Several years ago someone told me that the country spelt “Kyrgyzstan” was pronounced “Kurdistan”. I had forgotten this until recently when I was reading about eggcorns and simultaneously prompted to think about Kyrgyzstan. I realised that this was a hidden eggcorn, and the reasoning behind it seems pretty obvious. Kyrgyzstan isn’t a common topic on broadcast news in the West. It is likely that there are many people who have seen “Kyrgyzstan” in print in an atlas, and who frequently listen to TV and radio news programmes yet have never heard it spoken. On the other hand, the region of Kurdistan is a relatively much more frequent topic in the news, given its politically contentious status within the countries of Turkey, Iraq and Iran. So to someone with a reasonable awareness of the world, who has seen but never heard “Kyrgyzstan”, and heard (but possibly never seen) “Kurdistan”, it is a logical step to suppose that the spoken “Kurdistan” is the pronunciation of the written “Kyrgyzstan”. Given the boggling nature of the spelling, and awareness of other unusual place-name pronunciations, this step becomes even more understandable.
An example of the confusion on Usenet:
http://groups.google.com/group/rec.skii … d0819f8155
2. Bite the bullet
I studied philosophy at university. A phrase which is popular in undergraduate philosophy discussions, perhaps even more so than in general academia, is “to bite the bullet”. By the end of my first year I was pretty adept at using it correctly in technical contexts.
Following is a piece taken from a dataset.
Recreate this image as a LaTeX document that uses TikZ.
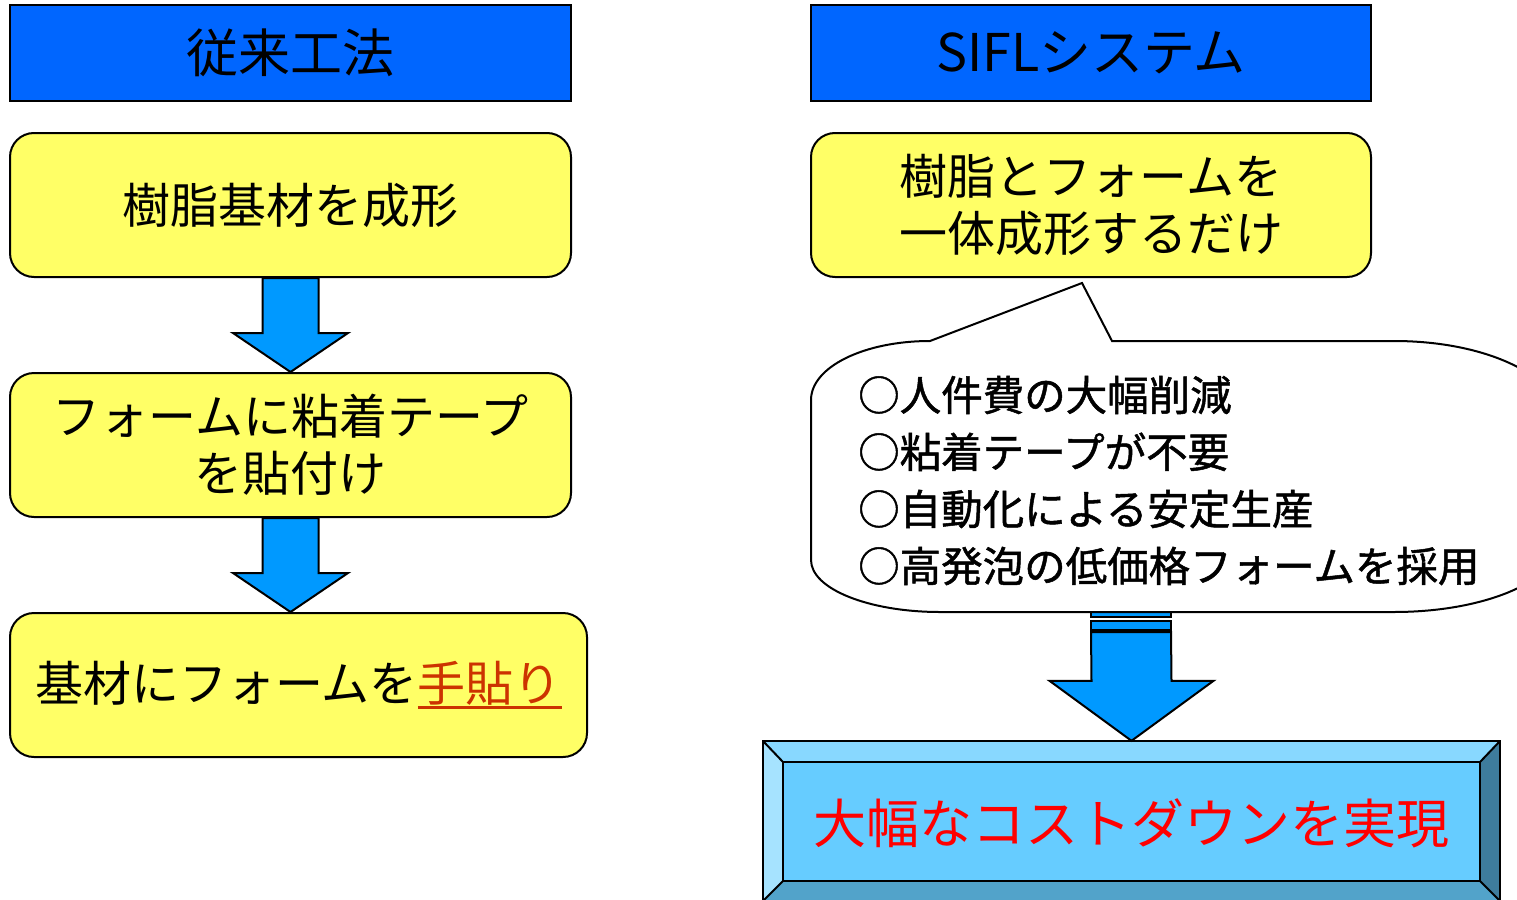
\documentclass[tikz,border=0pt]{standalone}
\usepackage{fontspec}
\setmainfont{Noto Sans CJK JP}
\newfontfamily\bubfont[FakeBold=1.2]{Noto Sans CJK JP}
\usetikzlibrary{calc}
\definecolor{hdrblue}{HTML}{0066FF}
\definecolor{boxyel}{HTML}{FFFF66}
\definecolor{arrblue}{HTML}{0099FF}
\definecolor{ulred}{HTML}{CC3300}
\definecolor{bevmid}{HTML}{66CCFF}
\definecolor{bevtop}{HTML}{88D8FF}
\definecolor{bevleft}{HTML}{A6E3FF}
\definecolor{bevright}{HTML}{3E7C9C}
\definecolor{bevbot}{HTML}{52A3CA}
\definecolor{costred}{HTML}{FF0000}
\newcommand\redul[1]{\setbox0\hbox{#1}\rlap{\rule[-0.16em]{\wd0}{0.065em}}\box0}
\begin{document}
\begin{tikzpicture}[x=1pt,y=-1pt,
  hdr/.style={draw=black, line width=2pt, fill=hdrblue, minimum height=96pt, inner sep=0pt, font=\fontsize{52}{60}\selectfont},
  ybox/.style={draw=black, line width=2pt, fill=boxyel, rounded corners=24pt, minimum height=144pt, inner sep=0pt, align=center, font=\fontsize{48}{57}\selectfont},
  barrow/.style={draw=black, line width=2pt, fill=arrblue, line join=miter},
  stripe/.style={draw=black, line width=1.5pt, fill=arrblue},
  bubble/.style={draw=black, line width=2pt, fill=white, line join=miter},
  bevline/.style={draw=black, line width=2pt}]
\useasboundingbox (0,0) rectangle (1517,899);
\begin{scope}
\clip (0,0) rectangle (1517,899);
\node[hdr, minimum width=561pt] (h1) at (290.5,53) {従来工法};
\node[hdr, minimum width=560pt] (h2) at (1091,53) {SIFLシステム};
\node[ybox, minimum width=561pt] (b1) at (290.5,205) {樹脂基材を成形};
\node[ybox, minimum width=561pt] (b2) at (290.5,445) {フォームに粘着テープ\\を貼付け};
\node[ybox, minimum width=577pt] (b3) at (298.5,685) {基材にフォームを{\color{ulred}\redul{手貼り}}};
\node[ybox, minimum width=560pt] (r1) at (1091,205) {樹脂とフォームを\\一体成形するだけ};
% left arrows
\draw[barrow] ($(b1.south)+(-28,0)$) -- ($(b1.south)+(28,0)$) -- ($(b2.north)+(28,-39)$) -- ($(b2.north)+(57.5,-39)$) -- (b2.north) -- ($(b2.north)+(-57.5,-39)$) -- ($(b2.north)+(-28,-39)$) -- cycle;
\draw[barrow] ($(b2.south)+(-28,0)$) -- ($(b2.south)+(28,0)$) -- ($(b3.north)+(20,-39)$) -- ($(b3.north)+(49.5,-39)$) -- ($(b3.north)+(-8,0)$) -- ($(b3.north)+(-65.5,-39)$) -- ($(b3.north)+(-36,-39)$) -- cycle;
% cost box
\node[fill=bevmid, minimum width=737pt, minimum height=160pt, inner sep=0pt, text=costred, font=\fontsize{53}{60}\selectfont, text depth=0pt] (cost) at (1131.5,821) {大幅なコストダウンを実現};
\fill[bevtop] (cost.north west) -- (cost.north east) -- ($(cost.north east)+(-20,21)$) -- ($(cost.north west)+(20,21)$) -- cycle;
\fill[bevleft] (cost.north west) -- ($(cost.north west)+(20,21)$) -- ($(cost.south west)+(20,-20)$) -- (cost.south west) -- cycle;
\fill[bevright] (cost.north east) -- ($(cost.north east)+(-20,21)$) -- ($(cost.south east)+(-20,-20)$) -- (cost.south east) -- cycle;
\fill[bevbot] (cost.south west) -- ($(cost.south west)+(20,-20)$) -- ($(cost.south east)+(-20,-20)$) -- (cost.south east) -- cycle;
\draw[bevline] (cost.north west) rectangle (cost.south east);
\draw[bevline] ($(cost.north west)+(20,21)$) rectangle ($(cost.south east)+(-20,-20)$);
\draw[bevline] (cost.north west) -- ($(cost.north west)+(20,21)$)
  (cost.north east) -- ($(cost.north east)+(-20,21)$)
  (cost.south west) -- ($(cost.south west)+(20,-20)$)
  (cost.south east) -- ($(cost.south east)+(-20,-20)$);
% striped arrow from bubble
\coordinate (bub) at (1131,612);
\draw[barrow] ($(bub)+(-40,20)$) -- ($(bub)+(40,20)$) -- ($(cost.north)+(40,-60)$) -- ($(cost.north)+(82,-60)$) -- (cost.north) -- ($(cost.north)+(-82,-60)$) -- ($(cost.north)+(-40,-60)$) -- cycle;
\draw[stripe] ($(bub)+(-40,0)$) rectangle ($(bub)+(40,5)$);
\draw[stripe] ($(bub)+(-40,9)$) rectangle ($(bub)+(40,18)$);
% bubble
\coordinate (pl) at (930,341);
\coordinate (pa) at (1082,283);
\coordinate (pr) at (1112,341);
\draw[bubble] (pl) -- (pa) -- (pr) -- (1394,341) .. controls (1486,341) and (1560,376) .. (1560,420) -- (1560,540) .. controls (1560,580) and (1486,612) .. (1394,612) -- (940,612) .. controls (869,612) and (811,589) .. (811,560) -- (811,400) .. controls (811,367) and (864,341) .. (pl) -- cycle;
\node[anchor=west, align=left, font=\bubfont\fontsize{41.5}{57}\selectfont, inner sep=0pt] (bt) at (858,480.5) {○人件費の大幅削減\\○粘着テープが不要\\○自動化による安定生産\\○高発泡の低価格フォームを採用};
\end{scope}
\end{tikzpicture}
\end{document}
Just to clarify, the correct context is something like this. You have advanced a certain philosophical theory. Someone else raises a point which sits unhappily with that theory – not disproves it exactly, but entails some awkward results. For example, a utilitarian claims that the right thing to do is whatever results in the greatest happiness for the greatest number. The standard objection to utilitarianism asks what one should do if put in the position of having to choose between killing one person, and ten people being killed. The utilitarian seems forced to say that the right thing to do is to kill the one person, though this jars unpleasantly with most people’s gut moral feeling that killing is wrong. In this context, a philosopher has a choice: to argue against the point raised in objection, showing it to be either wrong or irrelevant; to modify his position in order to make it so; or to bite the bullet, to accept the unpleasant consequences and move on. For the utilitarian, biting the bullet would mean saying, yes, the right thing to do is to kill the one person.
However, it was during a discussion of philosopher’s cliches with another undergraduate that I was made embarrassingly aware that I was imagining the metaphor behind this phrase all wrong. The correct metaphor, as I understand it now, is of a soldier in battle about to undergo an emergency amputation without anaesthetic. The only thing he is given to focus his attention away from the excruciating pain is a bullet to bite down on. Hence the phrase implies accepting a horrible situation and moving on. I obviously hadn’t watched enough war films, since I had a completely different interpretation of the phrase. I had always thought of the old illusionists’ trick of appearing to catch a bullet between the teeth. This seemed to make sense to me: the bullet was the objection raised to your body of argument, which your opponent has just fired at you. He wants it to hit you square on, mortally wounding the theory. If you were to object to the objection, showing it to be false or irrelevant, you would be dodging the bullet. And the other option, of course, is to bite the bullet: catch it in your mouth, symbolically accepting the consequences within the framework of your theory.
It would be difficult to show that anyone else using the phrase imagines it this way, unless they’re explicitly explaining the metaphor.